Solving Problems Through Research

What We Offer: Environment

Virginia Tech is one of the nation's foremost institutions in environmental science and resource management. Programs in electrical engineering power systems, mechanical engineering and energy management, mining and minerals engineering, and sustainable architecture link eneregy technologies with environmental concerns. Research in water resources, ecology, land restoration; forestry, fisheries, and wildlife conservation; and geological sciences provides the basis for successful use of resources while minimizing damage to the environment.
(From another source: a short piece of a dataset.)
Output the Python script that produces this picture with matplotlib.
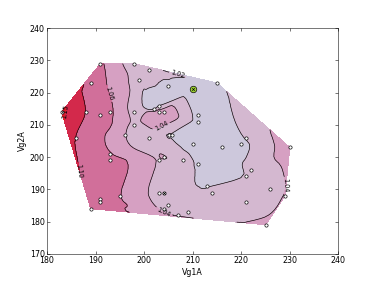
import matplotlib
matplotlib.use("Agg")
import matplotlib.pyplot as plt
import matplotlib.tri as mtri
import numpy as np

# Scattered measurement points (Vg1A, Vg2A) and the ratio value at each
vg1 = [191.0, 198.0, 201.0, 199.0, 189.0, 205.0, 215.0, 183.0, 188.0, 193.0,
       191.0, 198.0, 202.0, 203.0, 203.0, 204.0, 211.0, 211.0, 198.0, 201.0,
       205.2, 205.8, 210.0, 186.0, 196.0, 193.0, 193.0, 203.0, 204.0, 208.0,
       211.0, 203.0, 204.0, 195.0, 191.0, 191.0, 189.0, 204.0, 205.0, 207.0,
       209.0, 213.0, 214.0, 216.0, 220.0, 221.0, 222.0, 221.0, 226.0, 229.0,
       221.0, 225.0, 230.0, 210.0]
vg2 = [229.0, 229.0, 227.0, 224.0, 223.0, 222.0, 223.0, 214.0, 214.0, 214.0,
       213.0, 214.0, 215.0, 216.0, 214.0, 214.0, 213.0, 211.0, 210.0, 206.0,
       207.0, 207.0, 204.0, 206.0, 207.0, 201.0, 199.0, 199.0, 200.0, 199.0,
       198.0, 189.0, 189.0, 188.0, 187.0, 186.0, 184.0, 184.0, 185.0, 182.0,
       183.0, 191.0, 189.0, 203.0, 204.0, 206.0, 196.0, 194.0, 190.0, 188.0,
       186.0, 179.0, 203.0, 221.0]
ratio = [1.064, 1.031, 1.030, 1.032, 1.080, 1.015, 1.019, 1.160, 1.099, 1.064,
         1.080, 1.035, 1.019, 1.019, 1.052, 1.052, 1.016, 1.016, 1.037, 1.030,
         1.019, 1.019, 1.010, 1.099, 1.041, 1.062, 1.075, 1.039, 1.041, 1.030,
         1.018, 1.035, 1.035, 1.061, 1.080, 1.080, 1.085, 1.037, 1.033, 1.038,
         1.032, 1.019, 1.030, 1.010, 1.015, 1.021, 1.025, 1.021, 1.030, 1.041,
         1.030, 1.045, 1.052, 1.012]

best_point = (210.0, 221.0)
crossed_point = (204.0, 189.0)

levels = [0.90, 1.02, 1.04, 1.06, 1.10, 1.15, 1.30]
line_levels = [1.02, 1.04, 1.06, 1.10, 1.15]
fill_colors = ["#cdc8dc", "#d4b8d0", "#d6a0c2", "#d16f9a", "#d3294b", "#dd1c28"]

xticks = [180, 190, 200, 210, 220, 230, 240]
yticks = [170, 180, 190, 200, 210, 220, 230, 240]

plt.rcParams.update({
    "font.size": 12,
    "xtick.direction": "in", "ytick.direction": "in",
    "xtick.top": True, "ytick.right": True,
    "xtick.major.size": 4, "ytick.major.size": 4,
})

fig = plt.figure(figsize=(8, 6), dpi=47)
ax = fig.add_axes([0.125, 0.1, 0.775, 0.8])

tri = mtri.Triangulation(vg1, vg2)
z = np.asarray(ratio)
refiner = mtri.UniformTriRefiner(tri)
interp = mtri.CubicTriInterpolator(tri, z, kind="geom")
tri_r, z_r = refiner.refine_field(z, triinterpolator=interp, subdiv=3)

ax.tricontourf(tri_r, z_r, levels=levels, colors=fill_colors)
cs = ax.tricontour(tri_r, z_r, levels=line_levels, colors="black", linewidths=1.0)
ax.clabel(cs, fmt="%.2f", fontsize=10, inline=True,
          manual=[(207.0, 225.6), (193.0, 219.8), (203.3, 210.4),
                  (204.7, 184.9), (229.1, 191.2), (187.4, 193.6),
                  (184.7, 213.9)])

ax.plot(vg1[:-1], vg2[:-1], "o", ms=5, mfc="white", mec="black", mew=1.0,
        linestyle="none")
ax.plot([crossed_point[0]], [crossed_point[1]], "x", ms=4, mec="black", mew=1.0)
ax.plot([best_point[0]], [best_point[1]], "o", ms=10, mfc="yellowgreen",
        mec="black", mew=1.0)
ax.plot([best_point[0]], [best_point[1]], "x", ms=4, mec="black", mew=1.0)

ax.set_xlim(180, 240)
ax.set_ylim(170, 240)
ax.set_xticks(xticks)
ax.set_yticks(yticks)
ax.set_xlabel("Vg1A")
ax.set_ylabel("Vg2A")

fig.savefig("out.png", dpi=47, facecolor="white")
The Center for Energy and the Global Environment, with links to industry groups and universities in more than 30 nations, is one of the most internationally diverse research organizations of its kind in the world. The center also runs one of the largest university-based solar cell systems test facilities in the United States.

Other centers are:

Center for Advanced Separation Technologies

Center for Energy Systems Research

Center for Environmental Applications of Remote Sensing

Center for Geospatial Information Technology

Center for Geotechnical Practice and Research

Conservation Management Institute

Loblolly Pine Growth and Yield Cooperative

Powell River Project

Virginia Center for Coal and Energy Research

Virginia Tech Horseshoe Crab Research Center

Virginia Water Resources Research Center

 

Also see the resources and expertise listed at the Deans' Task Force on the Environment site

Cleaning up the bay

Problem: Agricultural runoff is a major water quality problem for the Chesapeake Bay and other bodies of water.

Solution: Use sedimentation basins and other practices to remove copper from runoff water.

Andrea Dietrich and Daniel Gallagher of civil and environmental engineering, Theo Dillaha of biological systems engineering, and colleagues from the Colleges of Sciences and Agriculture and Life Sciences, found that copper from pesticides was adversely impacting aquatic organisms. They discovered that judicious use of pesticidies plus detaining runoff in sedimentation basins removed about 90 percent of the copper.

As a result, "Best Management Practices Handbook for Plastic Mulch Production" will help farmers produce fruits and vegetables with plastic mulch in a profitable and environmentally sound manner.